On 27 March 2011, Mr Alvarez issued a partial award finding that AGI had breached the terms of a binding agreement between the parties, but dismissing the claims for specific performance as well as AGI's counterclaims and deferring his decision as regards to damages and costs.

In the meantime, on 15 December 2010 Fasken Martineau had reported on its website Leucadia's finalisation of the sale of mining interests worth USD 575,000,000, with the assistance of three partners in the firm.

Columbus sought to enforce the partial award before the Paris Court of First Instance. Exequatur was granted by order for enforcement dated 20 June 2013, which AGI appealed.

The Paris Court of Appeal overruled the exequatur order, finding that the arbitral tribunal was improperly constituted and therefore that the partial award was unenforceable. Clearly reaffirming the arbitrators' duty of disclosure, the Court of Appeal specified that although the parties are supposed to search for possible conflicts of interest in public and very easily accessible sources prior to the beginning of an arbitration, they are not expected to investigate thoroughly and exhaustively within every source which might potentially be of relevance, nor are they expected to continue their research once the arbitration has started.

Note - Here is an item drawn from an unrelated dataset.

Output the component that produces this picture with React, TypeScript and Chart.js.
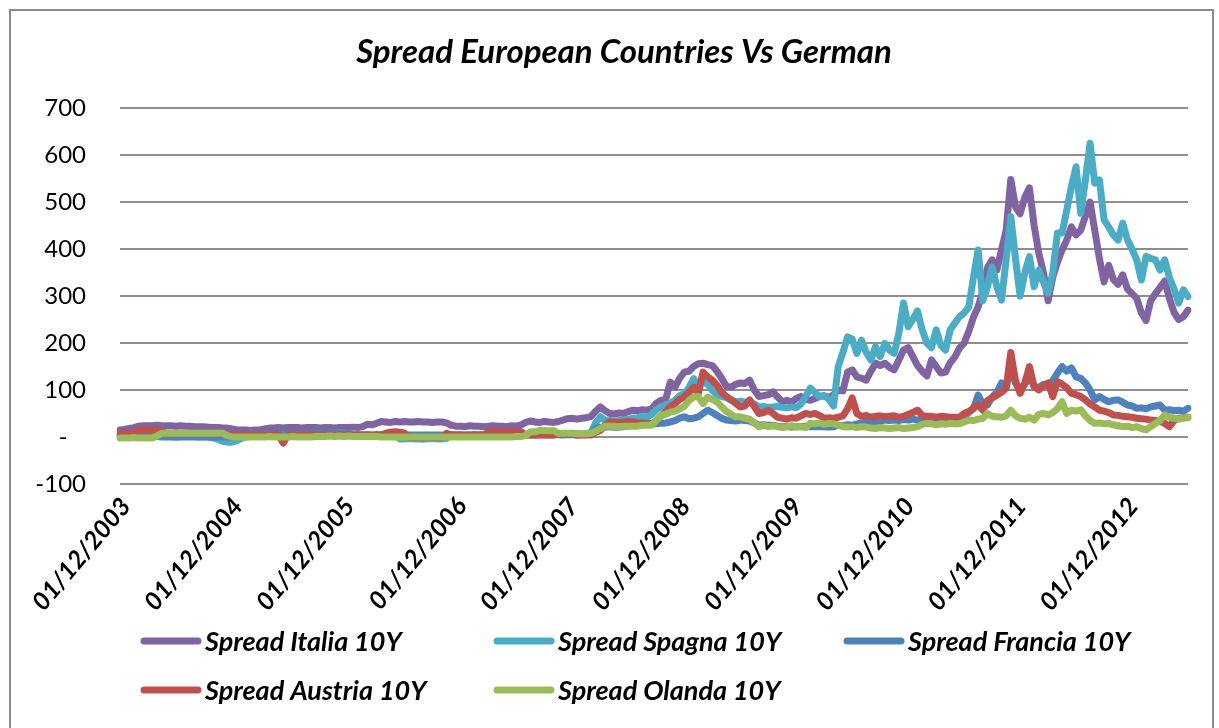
import React, { useEffect, useRef } from 'react';
import { Chart, registerables } from 'chart.js';

Chart.register(...registerables);

const TITLE = 'Spread European Countries Vs German';
const SERIES_NAMES = [
  'Spread Italia 10Y',
  'Spread Spagna 10Y',
  'Spread Francia 10Y',
  'Spread Austria 10Y',
  'Spread Olanda 10Y',
];
const COLORS = ['#8064A2', '#4BACC6', '#4F81BD', '#C0504D', '#9BBB59'];
const Y_MIN = -100;
const Y_MAX = 700;
const Y_STEP = 100;

// Categories: semi-monthly observation dates, 01/12/2003 .. 16/06/2013
const DATES: string[] = [];
for (let k = 0; k < 115; k++) {
  const mi = 11 + k;
  const mm = String((mi % 12) + 1).padStart(2, '0');
  const yy = 2003 + Math.floor(mi / 12);
  DATES.push(`01/${mm}/${yy}`);
  DATES.push(`16/${mm}/${yy}`);
}

const ITALIA = [
  15, 16, 18, 20, 23, 24, 24, 24, 25, 24,
  24, 24, 23, 24, 23, 23, 22, 22, 22, 21,
  20, 20, 19, 19, 17, 15, 15, 15, 14, 15,
  15, 17, 19, 19, 20, 19, 20, 20, 20, 19,
  20, 20, 20, 19, 20, 20, 19, 20, 20, 20,
  21, 20, 22, 27, 26, 29, 33, 32, 31, 33,
  32, 33, 32, 32, 33, 32, 32, 31, 32, 32,
  30, 25, 23, 23, 22, 24, 23, 23, 22, 23,
  24, 23, 23, 22, 24, 23, 26, 31, 34, 32,
  31, 33, 32, 31, 33, 36, 39, 40, 38, 40,
  41, 44, 55, 64, 56, 50, 49, 51, 50, 54,
  57, 56, 58, 57, 60, 72, 78, 80, 117, 106,
  125, 138, 140, 150, 156, 157, 154, 152, 140, 125,
  108, 106, 112, 115, 114, 121, 100, 86, 88, 90,
  96, 85, 75, 78, 74, 82, 86, 80, 78, 82,
  86, 88, 84, 90, 100, 98, 138, 143, 128, 125,
  121, 140, 157, 152, 157, 148, 143, 164, 185, 190,
  171, 152, 140, 130, 164, 150, 136, 138, 158, 170,
  189, 200, 225, 255, 277, 310, 360, 377, 355, 398,
  440, 548, 490, 475, 510, 530, 450, 391, 350, 290,
  340, 372, 398, 419, 447, 430, 440, 470, 500, 440,
  380, 330, 365, 335, 325, 345, 315, 305, 295, 264,
  248, 290, 305, 318, 332, 295, 265, 250, 256, 270,
];

const SPAGNA = [
  2, 1, 0, 1, 2, 1, 0, 0, 1, 2,
  2, 1, 0, 1, 2, 2, 1, 0, 1, 0,
  -2, -5, -9, -11, -11, -8, -3, 0, 1, 2,
  2, 3, 2, 3, 2, 3, 2, 3, 3, 3,
  3, 3, 8, 8, 7, 8, 8, 9, 8, 7,
  4, 4, 5, 4, 3, 4, 4, 5, 4, 3,
  -4, -4, -3, -4, -4, -5, -4, -3, -4, -4,
  -3, 4, 4, 5, 4, 4, 5, 4, 4, 5,
  4, 5, 4, 5, 5, 6, 5, 6, 6, 7,
  6, 7, 7, 6, 7, 7, 6, 7, 7, 6,
  7, 10, 30, 43, 36, 35, 34, 35, 36, 38,
  40, 41, 43, 42, 48, 58, 64, 68, 72, 78,
  88, 92, 105, 124, 105, 118, 112, 99, 90, 86,
  84, 78, 75, 76, 74, 75, 70, 64, 65, 63,
  64, 65, 63, 62, 64, 62, 70, 86, 104, 95,
  86, 88, 80, 66, 150, 180, 213, 208, 178, 206,
  180, 164, 192, 171, 199, 185, 178, 221, 285, 235,
  250, 268, 228, 200, 190, 228, 195, 185, 228, 242,
  256, 264, 277, 340, 398, 290, 320, 362, 320, 291,
  377, 469, 380, 300, 349, 384, 320, 355, 330, 306,
  349, 434, 434, 483, 533, 575, 476, 547, 625, 540,
  547, 462, 447, 430, 419, 455, 420, 400, 377, 334,
  384, 380, 377, 355, 377, 340, 315, 285, 313, 299,
];

const FRANCIA = [
  2, 2, 2, 3, 2, 2, 2, 2, 1, 0,
  0, 0, 0, 0, 0, 0, 0, 0, 0, 0,
  0, 0, 0, 1, 0, 1, 2, 3, 3, 3,
  5, 5, 6, 5, 6, 5, 6, 6, 5, 6,
  6, 6, 8, 8, 8, 8, 8, 8, 8, 8,
  4, 4, 4, 4, 4, 4, 4, 4, 4, 4,
  4, 4, 4, 4, 4, 4, 4, 4, 4, 4,
  3, 4, 4, 4, 3, 4, 5, 4, 4, 5,
  4, 4, 5, 4, 4, 5, 4, 4, 5, 4,
  5, 5, 4, 5, 5, 4, 5, 5, 4, 5,
  5, 8, 18, 21, 21, 22, 21, 21, 22, 24,
  25, 28, 28, 27, 28, 28, 29, 30, 32, 35,
  40, 43, 39, 40, 43, 50, 57, 52, 46, 40,
  36, 35, 34, 36, 35, 34, 30, 25, 26, 25,
  25, 23, 22, 22, 21, 22, 22, 23, 22, 22,
  22, 22, 21, 22, 25, 24, 26, 25, 28, 30,
  32, 30, 33, 34, 36, 35, 36, 35, 37, 36,
  38, 36, 37, 38, 40, 39, 40, 41, 40, 41,
  40, 45, 52, 60, 89, 70, 68, 85, 95, 115,
  105, 150, 115, 100, 112, 130, 108, 105, 112, 110,
  120, 136, 150, 140, 147, 128, 125, 115, 100, 79,
  86, 80, 75, 78, 79, 74, 68, 66, 61, 62,
  60, 64, 66, 68, 57, 58, 56, 57, 55, 61,
];

const AUSTRIA = [
  8, 8, 8, 8, 15, 15, 15, 15, 15, 10,
  8, 8, 8, 8, 8, 8, 8, 8, 8, 8,
  8, 8, 8, 4, 4, 4, 4, 4, 4, 4,
  4, 4, 4, 4, 4, -13, 4, 5, 4, 5,
  4, 5, 4, 5, 4, 5, 4, 5, 4, 5,
  4, 5, 4, 5, 4, 5, 4, 8, 10, 11,
  10, 8, 0, -1, -1, -1, -1, 0, -1, -1,
  8, 4, 4, 4, 4, 4, 4, 4, 4, 11,
  11, 11, 11, 11, 11, 11, 11, 4, 4, 4,
  4, 4, 4, 4, 7, 7, 7, 7, 4, 4,
  4, 4, 10, 14, 25, 32, 32, 31, 32, 33,
  32, 30, 30, 29, 28, 35, 45, 53, 65, 71,
  80, 85, 95, 106, 93, 138, 128, 121, 110, 95,
  86, 80, 72, 64, 66, 79, 65, 50, 52, 57,
  50, 42, 40, 38, 41, 40, 45, 50, 48, 50,
  46, 40, 41, 40, 42, 45, 60, 83, 50, 44,
  46, 42, 44, 45, 43, 44, 45, 42, 44, 48,
  52, 57, 46, 44, 44, 42, 44, 43, 42, 42,
  42, 50, 54, 62, 68, 57, 78, 83, 89, 95,
  104, 180, 120, 93, 115, 150, 107, 100, 108, 115,
  86, 118, 112, 105, 93, 90, 86, 79, 70, 64,
  57, 55, 52, 47, 46, 44, 43, 42, 40, 39,
  38, 36, 35, 33, 29, 22, 35, 40, 41, 42,
];

const OLANDA = [
  -2, -2, -2, -1, -2, -2, -2, -2, 3, 8,
  8, 8, 8, 8, 8, 8, 8, 8, 8, 8,
  8, 8, 8, 3, 0, 0, 0, 0, 0, 0,
  0, 0, 1, 0, 0, 0, 0, 1, 0, 0,
  0, 0, 1, 1, 1, 2, 1, 2, 1, 2,
  1, 1, 1, 1, 1, 1, 0, 0, 0, 0,
  0, 0, 0, 0, 0, 0, 0, 0, 0, 0,
  0, 0, 0, 0, 0, 0, 0, 0, 0, 0,
  0, 0, 0, 0, 0, 1, 1, 3, 11, 11,
  14, 14, 13, 14, 8, 8, 8, 8, 7, 7,
  7, 8, 12, 18, 23, 23, 23, 22, 23, 23,
  23, 23, 25, 25, 25, 35, 46, 48, 53, 55,
  60, 65, 78, 85, 86, 71, 85, 80, 75, 64,
  55, 48, 43, 43, 40, 38, 30, 22, 25, 22,
  24, 22, 20, 22, 24, 21, 22, 20, 29, 28,
  30, 27, 29, 28, 25, 22, 21, 22, 20, 22,
  21, 19, 18, 20, 19, 18, 19, 20, 18, 19,
  20, 22, 27, 29, 28, 26, 28, 27, 29, 28,
  28, 32, 36, 35, 38, 40, 50, 44, 43, 42,
  45, 57, 45, 40, 38, 42, 36, 48, 50, 47,
  52, 60, 75, 50, 57, 55, 58, 45, 35, 29,
  30, 28, 29, 26, 24, 22, 23, 20, 22, 18,
  15, 22, 29, 35, 47, 42, 40, 38, 40, 42,
];

const SERIES = [ITALIA, SPAGNA, FRANCIA, AUSTRIA, OLANDA];

// Legend grid layout (columns / rows)
const LEGEND_COLS = [141, 494, 844];
const LEGEND_ROWS = [641, 690];

const decorPlugin = {
  id: 'decor',
  beforeDraw(chart: any) {
    const ctx = chart.ctx;
    ctx.save();
    ctx.fillStyle = '#ffffff';
    ctx.fillRect(0, 0, chart.width, chart.height);
    ctx.strokeStyle = '#8c8c8c';
    ctx.lineWidth = 2;
    ctx.strokeRect(10, 10, 1203, 740);
    ctx.restore();
  },
  afterDraw(chart: any) {
    const ctx = chart.ctx;
    ctx.save();
    ctx.fillStyle = '#000';
    ctx.font = 'italic bold 33px Lato';
    ctx.textAlign = 'center';
    ctx.textBaseline = 'middle';
    ctx.fillText(TITLE, 624, 52);

    ctx.font = 'italic bold 27px Lato';
    ctx.textAlign = 'left';
    SERIES_NAMES.forEach((name, i) => {
      const col = i % 3;
      const row = Math.floor(i / 3);
      const x = LEGEND_COLS[col];
      const y = LEGEND_ROWS[row];
      ctx.strokeStyle = COLORS[i];
      ctx.lineWidth = 7;
      ctx.lineCap = 'round';
      ctx.beginPath();
      ctx.moveTo(x + 3, y);
      ctx.lineTo(x + 57, y);
      ctx.stroke();
      ctx.fillStyle = '#000';
      ctx.fillText(name, x + 64, y + 1);
    });
    ctx.restore();
  },
};

export default function App() {
  const ref = useRef<HTMLCanvasElement | null>(null);

  useEffect(() => {
    if (!ref.current) return;
    const n = SERIES.length;
    const chart = new Chart(ref.current, {
      type: 'line',
      data: {
        labels: DATES,
        datasets: SERIES.map((d, i) => ({
          label: SERIES_NAMES[i],
          data: d,
          borderColor: COLORS[i],
          backgroundColor: COLORS[i],
          borderWidth: 7,
          pointRadius: 0,
          tension: 0,
          borderJoinStyle: 'round' as const,
          borderCapStyle: 'round' as const,
          fill: false,
          order: n - i,
        })),
      },
      options: {
        animation: false,
        responsive: false,
        maintainAspectRatio: false,
        layout: { padding: { left: 0, right: 29, top: 108, bottom: 0 } },
        plugins: {
          legend: { display: false },
          title: { display: false },
          tooltip: { enabled: false },
        },
        scales: {
          x: {
            type: 'category',
            offset: false,
            grid: { display: false, drawTicks: false },
            border: { display: false },
            ticks: {
              autoSkip: false,
              minRotation: 50,
              maxRotation: 50,
              padding: 8,
              labelOffset: 6,
              color: '#000',
              font: { family: 'Lato', size: 25, weight: 'bold', style: 'italic' },
              callback: function (this: any, _v: any, idx: number) {
                const lab = DATES[idx];
                return lab && lab.startsWith('01/12/') ? lab : '';
              },
            },
            afterFit: (scale: any) => {
              scale.height = 244;
            },
          },
          y: {
            min: Y_MIN,
            max: Y_MAX,
            grid: { color: '#8e8e8e', lineWidth: 2, drawTicks: false },
            border: { display: false },
            ticks: {
              stepSize: Y_STEP,
              padding: 34,
              color: '#000',
              font: { family: 'Lato', size: 24 },
              callback: (v: any) => (Number(v) === 0 ? '-   ' : String(v)),
            },
            afterFit: (scale: any) => {
              scale.width = 120;
            },
          },
        },
      },
      plugins: [decorPlugin],
    });
    return () => chart.destroy();
  }, []);

  return (
    <div style={{ position: 'fixed', left: 0, top: 0, width: 1219, height: 728, background: '#fff' }}>
      <canvas ref={ref} width={1219} height={728} style={{ display: 'block', width: 1219, height: 728 }} />
    </div>
  );
}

In light of this finding Columbus lodged an appeal before the French Cour de Cassation.

The decision

On 16 December 2015 the Cour de Cassation upheld the Court of Appeal's findings. In particular, it held that the sole arbitrator's failure to disclose his firm's role in Leucadia's transaction, which was unknown to AGI, was "such as to reasonably cause a doubt regarding the independence and impartiality of the arbitrator".

None of the grounds for appeal put forward by Columbus before the Cour de Cassation proved to be sufficient. Notably Columbus' case had been based on the incorrect reference made by the Court of Appeal to the new article 1456 of the CPC, which states: "Before accepting a mandate, an arbitrator shall disclose any circumstance that may affect his or her independence or impartiality. He or she shall also disclose promptly any such circumstance that may arise after accepting the mandate". Indeed, this provision was to apply only to arbitrations in which the arbitral tribunal had been constituted after 1 May 2011 which was not the case for Mr Alvarez's appointment. Columbus also tried to contend, albeit unsuccessfully, that the Court of Appeal had failed to explain how the non-disclosure by the sole arbitrator of his law firm's participation in the Leucadia transaction could affect his judgment.


This decision sits in perfect alignment with the strict French case law on an arbitrator's duty of disclosure, which was affirmed in particular in the Tecnimont saga.

This case reiterates the broad scope of the arbitrators' disclosure obligations under French law.  Arbitrators have a continuous obligation to disclose, throughout the arbitration proceedings, not only personal circumstances that may become grounds for a challenge to their independence and impartiality, but also factual circumstances involving the law firm in which they work. On the other hand, the parties themselves are only required to search for public and easily available information prior to the commencement of the arbitration.

Although such a broad construction of the provision now set out in Article 1456 of the CPC might lead to difficulties in practice, since practitioners do not necessarily know every client of their firm (although in most law firms computer-based systems of research help to raise awareness of potential conflicts), it is to be emphasized that this new provision simply reflects French case law at the time Article 1456 of the CPC was enacted and thus it has not, as such, changed the French courts' position in that respect. In any event, strict requirements of this nature play an important role in furthering the French courts' objective of safeguarding the integrity of international arbitration.